開国150周年の今年は、安政五ヵ国条約の一つ、日蘭修好通商条約締結から150周年でもあります。
佐倉とオランダの歴史を現代に伝えながら活動に励む「佐倉日蘭協会」の皆さんを取材しました。
佐倉日蘭協会主催の講演会の模様をお伝えします。
佐倉日蘭協会は昭和62年設立。「西の長崎・東の佐倉」と称される程、蘭学が盛んだった佐倉の歴史を今に伝えるとともに、市民レベルでの草の根的な国際交流をはかろうと活動しています。蘭学面では、講演会や「オランダゆかりの地巡り」と題した散策会、交流面では現在のオランダを知ることを目的に、オランダ語講座、食文化に触れる「オランダ料理講習会」、佐倉オランダ児童交流事業等を行っています。平成元年度から始まった佐倉オランダ児童交流では毎年、佐倉とオランダの子ども達が互いの地を行き来しており、約10日間の滞在期間中ホームステイをしながら、生活習慣や文化を体験しています。約20年に渡り交流を続けているオランダ・ブレイスヴェイクのアンネ・フランク小学校では、掃除や学級の目標掲示、日本の歌と遊びの学習導入等、佐倉で得た体験を積極的に取り入れています。佐倉を訪れたオランダの子ども達が再度、日本文化に触れたいと留学するケースや、オランダを訪問した佐倉の子ども達にとっても、成長過程において実り多き体験となっています。滞在中は英会話が大半ですが、互いの距離が近づく一番の源は、心のふれあい。日頃の心の持ち方が海外でも自然に発揮され、言葉の壁を越えた交流に繋ります。また、知識を与えることが先行しがちな日本の教育に対し、考える力を育てるオランダの教育方針には学ぶ点が多く、現代の日本の子ども達に必要と、会の皆さんは話します。

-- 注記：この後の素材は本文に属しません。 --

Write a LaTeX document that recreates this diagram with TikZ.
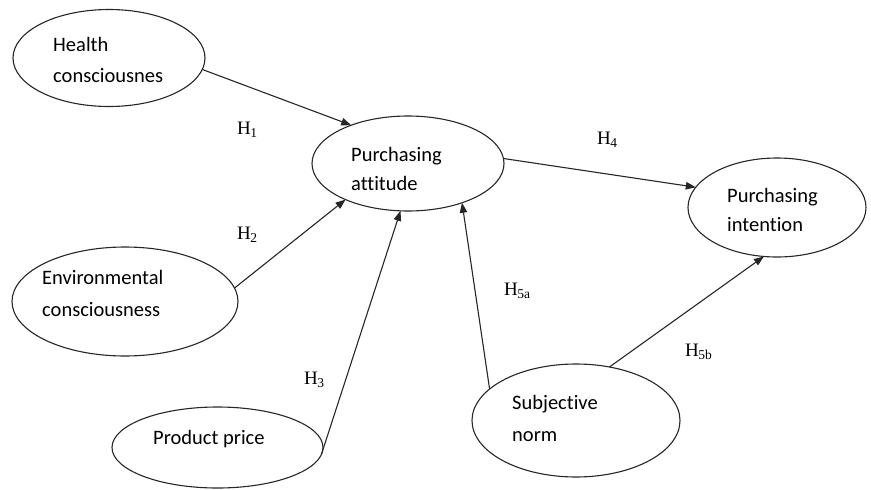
\documentclass[tikz,border=0pt]{standalone}
\usepackage{fontspec}
\setmainfont{Liberation Serif}
\newfontfamily\bodyfont[Ligatures=NoCommon]{Carlito}
\usetikzlibrary{arrows.meta,shapes.geometric}
% hypothesis label: H with a lowered index
\newcommand\hypname[1]{H\kern-0.5pt\raisebox{-3pt}{\fontsize{13.5}{13.5}\selectfont #1}}
\begin{document}
\begin{tikzpicture}[x=1pt,y=-1pt,
  construct/.style={draw=black!85, ellipse, line width=1.1pt, inner sep=0pt, outer sep=0pt},
  caption/.style={anchor=north west, align=left, inner sep=0pt,
    font=\bodyfont\fontsize{20.5}{#1}\selectfont},
  caption/.default=31,
  hyp/.style={anchor=base west, inner sep=0pt, font=\fontsize{19}{20}\selectfont},
  link/.style={draw=black!85, line width=1.1pt, -{Triangle[length=10pt,width=7.5pt]}}]
\useasboundingbox (0,0) rectangle (871,490);

% constructs
\node[construct, minimum width=192pt, minimum height=97pt]  (hc) at (109,58)    {};
\node[construct, minimum width=192pt, minimum height=95pt]  (pa) at (408,163.5) {};
\node[construct, minimum width=178pt, minimum height=99pt]  (pi) at (777,207.5) {};
\node[construct, minimum width=226pt, minimum height=109pt] (ec) at (125,301.5) {};
\node[construct, minimum width=211pt, minimum height=81pt]  (pp) at (217.5,447.5) {};
\node[construct, minimum width=208pt, minimum height=113pt] (sn) at (576,420.5) {};

% construct names
\node[caption=31]   (thc) at (53,37.5)   {Health\\consciousnes};
\node[caption=28.5] (tpa) at (351,147.5) {Purchasing\\attitude};
\node[caption=29]   (tpi) at (727,188.5) {Purchasing\\intention};
\node[caption=32]   (tec) at (42,270.5)  {Environmental\\consciousness};
\node[caption=32]   (tpp) at (153,430.5) {Product price};
\node[caption=32]   (tsn) at (512,395.5) {Subjective\\norm};

% hypothesised paths
\draw[link] (hc.-7)  -- (pa.146);
\draw[link] (ec.7)   -- (pa.210);
\draw[link] (pp.-4)  -- (pa.261);
\draw[link] (sn.160) -- (pa.-36);
\draw[link] (pa.3)   -- (pi.166);
\draw[link] (sn.58)  -- (pi.255);

% hypothesis labels
\node[hyp] (h1)  at (237,134) {\hypname{1}};
\node[hyp] (h2)  at (237,239) {\hypname{2}};
\node[hyp] (h3)  at (304,384) {\hypname{3}};
\node[hyp] (h4)  at (597,144) {\hypname{4}};
\node[hyp] (h5a) at (504,295) {\hypname{5a}};
\node[hyp] (h5b) at (685,356) {\hypname{5b}};
\end{tikzpicture}
\end{document}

日蘭修好通商条約締結から150年。佐倉と蘭学との結びつきは幕末に遡り、佐倉藩主・堀田正睦公が積極的にオランダ学問を藩に取り入れ、学問向上の為、江戸で評判の蘭医・佐藤泰然を佐倉に招いたことから始まります。泰然が創設した蘭医塾「順天堂」からは、多くの優秀な人材が全国に輩出されました。1月に開催した講演会「佐倉の蘭学と堀田正敦」には、約100名が聴講に訪れ市民の関心の高さも伺えます。
より多くの市民に「蘭学のまち佐倉」のルーツを伝え、オランダとの交流を通して、文化・芸術・習慣等を現代に生かしていこうと、会員一同様々な企画を考案しています。
「佐倉チューリップまつり」が開催される春。花を見守るオランダ風車「リーフデ」の名の如く、佐倉日蘭協会が積み重ねてきた地に根ざした市民交流は「友愛」の輪を広げています。